No fim dos anos 1970 começou a construção da casa no logo, ao lado do Iate Clube, no mesmo endereço onde o casal recém-chegado à capital ia nos fins de tarde assistir ao pôr-do-sol. O projeto foi do arquiteto José Zanine, “mago da madeira” , define Betty.
Zanine foi um dos expoentes do modernismo brasileiro, conhecido pelas casas de amplos pavimentos com estruturas de madeira revestidos de vidro à beira do mar na Joatinga, no Rio de Janeiro, levantadas nos anos 1960 e 1970. Amplos espaços e proximidade com a natureza foram os guias do projeto da morada definitiva dos Bettiol à beira do Paranoá.
A casa foi preenchida com o acervo de peças de arte moderna, sacra e popular brasileira, e ocupada com móveis desenhados sob medida pelo próprio Zanine, por peças clássicas de expoentes modernistas como Sérgio Rodrigues, Jorge Zalszupin, Joaquim Tenreiro, e de Maurício Azeredo, artista estabelecido em Pirenópolis (GO).

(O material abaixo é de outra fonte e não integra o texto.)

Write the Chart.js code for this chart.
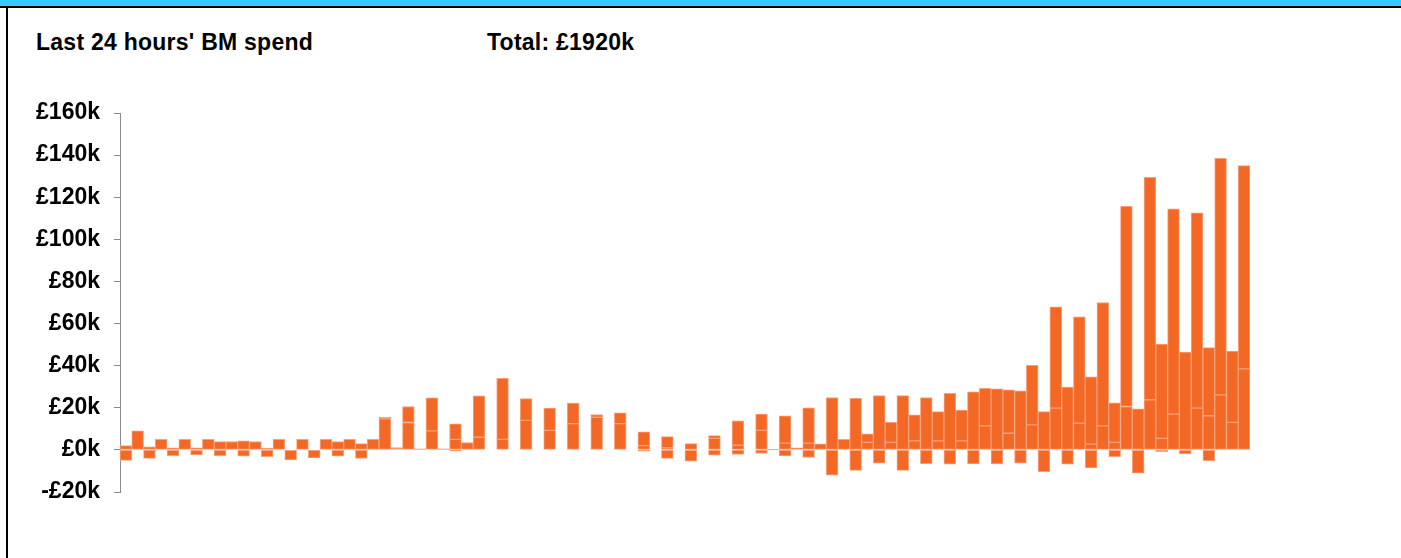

“A casa é viva, se mexe, ouvimos o som da madeira que estala. O barro, o vidro, é uma casa feita com elementos da natureza” conta Betty sobre o lugar onde mora e, conta, não é um museu. Não é um museu porque tem vida. A mesma vida que cria arte, que faz voar, e inspira todos os que conhecem o casal Betty e Luiz Carlos Bettiol.